Baçal segundo o seu Abade é um livrinho comprado no Museu Abade de Baçal em visita a Bragança, uma joia no nosso interior. Nele me vou guiar para dar a conhecer melhor este abade; subtítulo do livro, “Contactos científicos entre os geógrafos Orlando Ribeiro (OR) e Hermann Lautensach e o Padre Francisco Manuel Alves”. O prefácio de José Meirinhos dá-nos a perspectiva do encontro entre Francisco Manuel Alves e Orlando Ribeiro, “por iniciativa do jovem geógrafo (OR), recomendado por José Leite de Vasconcelos, figura proeminente da etnografia, da arqueologia e da etnolinguística portuguesas. Orlando Ribeiro é provavelmente o maior geógrafo português de sempre; …F M Alves é o mais importante etnógrafo transmontano de sempre, autodidata e um dos maiores de todo o País, com um trabalho memorável e memorialístico sobre as terras de Bragança”.
Apresentadas as duas personalidades vamos ao que interessa para melhor conhecermos o Abade: “Na altura do primeiro encontro com O Ribeiro, F M Alves era uma figura proeminente na região, já bem conhecido do país culto, não só pela década à frente do Museu de Bragança, como pelo seu importante trabalho de recuperação da história, usos e costumes dessas terras, que há décadas vinha publicando sob o título Memórias Arqueológico-históricas do distrito de Bragança”.

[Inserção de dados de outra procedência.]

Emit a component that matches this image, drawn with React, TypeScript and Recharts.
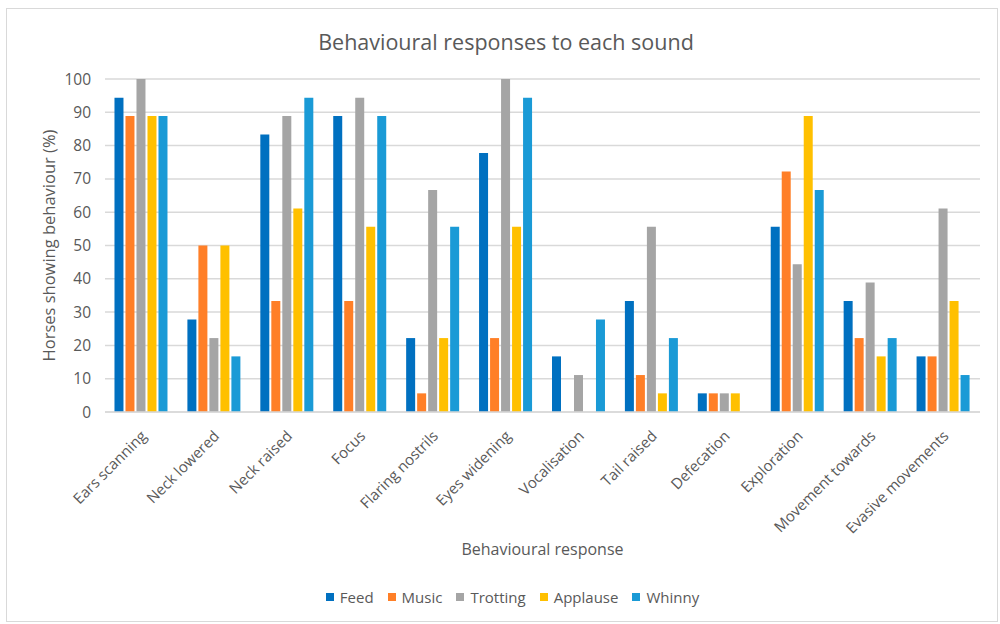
import React from "react";
import {
  BarChart,
  Bar,
  XAxis,
  YAxis,
  CartesianGrid,
  Legend,
  Label,
} from "recharts";

// Categorías del eje X
const behaviours = [
  "Ears scanning",
  "Neck lowered",
  "Neck raised",
  "Focus",
  "Flaring nostrils",
  "Eyes widening",
  "Vocalisation",
  "Tail raised",
  "Defecation",
  "Exploration",
  "Movement towards",
  "Evasive movements",
];

// Porcentaje de caballos por sonido
const feed = [94.4, 27.8, 83.3, 88.9, 22.2, 77.8, 16.7, 33.3, 5.6, 55.6, 33.3, 16.7];
const music = [88.9, 50, 33.3, 33.3, 5.6, 22.2, 0, 11.1, 5.6, 72.2, 22.2, 16.7];
const trotting = [100, 22.2, 88.9, 94.4, 66.7, 100, 11.1, 55.6, 5.6, 44.4, 38.9, 61.1];
const applause = [88.9, 50, 61.1, 55.6, 22.2, 55.6, 0, 5.6, 5.6, 88.9, 16.7, 33.3];
const whinny = [88.9, 16.7, 94.4, 88.9, 55.6, 94.4, 27.8, 22.2, 0, 66.7, 22.2, 11.1];

const yTicks = [0, 10, 20, 30, 40, 50, 60, 70, 80, 90, 100];

// Series en el orden de la leyenda
const series = [
  { key: "Feed", color: "#0070C0" },
  { key: "Music", color: "#FF7F27" },
  { key: "Trotting", color: "#A5A5A5" },
  { key: "Applause", color: "#FFC000" },
  { key: "Whinny", color: "#1A9AD6" },
];

const data = behaviours.map((name, i) => ({
  name,
  Feed: feed[i],
  Music: music[i],
  Trotting: trotting[i],
  Applause: applause[i],
  Whinny: whinny[i],
}));

const FONT = "'Open Sans', sans-serif";
const GREY = "#595959";

// Etiquetas inclinadas a -45°
const AngledTick = (props: any) => {
  const { x, y, payload } = props;
  const ax = x + 6;
  const ay = y + 17;
  return (
    <text
      x={ax}
      y={ay}
      transform={`rotate(-45, ${ax}, ${ay})`}
      textAnchor="end"
      fill={GREY}
      fontSize={15}
      fontFamily={FONT}
    >
      {payload.value}
    </text>
  );
};

// Leyenda propia para mantener el orden original
const LegendContent = () => (
  <div
    style={{
      display: "flex",
      justifyContent: "center",
      gap: 14,
      fontSize: 15,
      color: GREY,
      fontFamily: FONT,
    }}
  >
    {series.map((s) => (
      <div key={s.key} style={{ display: "flex", alignItems: "center" }}>
        <span
          style={{
            display: "inline-block",
            width: 8,
            height: 8,
            background: s.color,
            marginRight: 6,
          }}
        />
        <span>{s.key}</span>
      </div>
    ))}
  </div>
);

export default function App() {
  return (
    <div
      style={{
        position: "absolute",
        left: 0,
        top: 0,
        width: 1000,
        height: 624,
        background: "#fff",
        fontFamily: FONT,
      }}
    >
      <div
        style={{
          position: "absolute",
          left: 6,
          top: 8,
          width: 992,
          height: 614,
          border: "1px solid #d9d9d9",
          boxSizing: "border-box",
        }}
      />
      <div
        style={{
          position: "absolute",
          left: 0,
          top: 27,
          width: 1012,
          textAlign: "center",
          fontSize: 21.5,
          color: GREY,
        }}
      >
        Behavioural responses to each sound
      </div>
      <BarChart
        width={1000}
        height={624}
        data={data}
        margin={{ top: 79, right: 20, left: 45, bottom: 17 }}
        barCategoryGap="13%"
        barGap={2}
        style={{ position: "absolute", left: 0, top: 0 }}
      >
        <CartesianGrid vertical={false} stroke="#d9d9d9" strokeWidth={1.5} />
        <XAxis
          dataKey="name"
          interval={0}
          tick={<AngledTick />}
          tickLine={false}
          axisLine={{ stroke: "#d9d9d9", strokeWidth: 1.5 }}
          height={175}
        >
          <Label
            value="Behavioural response"
            position="insideBottom"
            offset={32}
            fill={GREY}
            fontSize={16}
            fontFamily={FONT}
          />
        </XAxis>
        <YAxis
          domain={[0, 100]}
          ticks={yTicks}
          interval={0}
          tickLine={false}
          axisLine={false}
          tickSize={3}
          tickMargin={11}
          width={60}
          tick={{ fill: GREY, fontSize: 15.5, fontFamily: FONT }}
        >
          <Label
            value="Horses showing behaviour (%)"
            angle={-90}
            position="insideLeft"
            offset={4}
            style={{ textAnchor: "middle" }}
            fill={GREY}
            fontSize={16.5}
            fontFamily={FONT}
          />
        </YAxis>
        <Legend verticalAlign="bottom" content={<LegendContent />} />
        {series.map((s) => (
          <Bar
            key={s.key}
            dataKey={s.key}
            fill={s.color}
            isAnimationActive={false}
          />
        ))}
      </BarChart>
    </div>
  );
}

É Leite de Vasconcelos que proporciona o encontro de OR com o abade. “Conheci o Abade de Baçal no verão de 1936, durante uma excursão que fiz por Trás-os-Montes, parte dela na companhia do meu Mestre Leite de Vasconcellos, que aí fora estudar linguagem dialectal”. Este encontro é elucidativo da grandeza de dois homens. Melhor será continuarmos com OR: “…Depois de trocarem um abraço sinceramente afectuoso, sentou-se à nossa mesa da pensão. A conversa, naturalmente, tomou logo o rumo da Etnografia; tratavam-se por vós, e esta maneira, corrente ainda em Trás-os-Montes, mas que para mim tinha um ressaibo arcaico, usavam-na os dois velhos sem a menos afectação. O tempo antigo, as usanças tradicionais, as costumeiras do povo, os livros que andavam escrevendo, foram assunto que os prendeu durante mais de uma hora. …Eu ouvia-os extasiado: pareciam-me figuras sobrenaturais, fora do tempo, movendo-se num tempo que, nesse ano de 1936, era ainda muito antigo nas aldeias transmontanas que eu andava a percorrer. …Falavam um português que não se ouve nas cidades nem nas Academias, simples como o do povo provinciano, parecido um pouco com a maneira de alguns dos nossos clássicos menos arrebicados. Eu já ouvira pastores e moleiros falarem assim, e esteva acostumado à expressão chã do meu Mestre: mas escutar neste estilo a conversa de dois homens eminentes era para mim deliciosa novidade”.
Leite de Vasconcellos, no dia seguinte “ia ao quartel interrogar soldados das várias aldeias ou completar entre os Judeus investigações que então o preocupavam”; deitou-se cedo e “eu aproveitei para conhecer melhor o Abade, o homem e o sacerdote, por causa de certos problemas morais que ao tempo me preocupavam. Então admirei ainda mais a grandeza daquela alma, a sua visão tolerante e profunda, a humildade e direitura de carácter do padre”.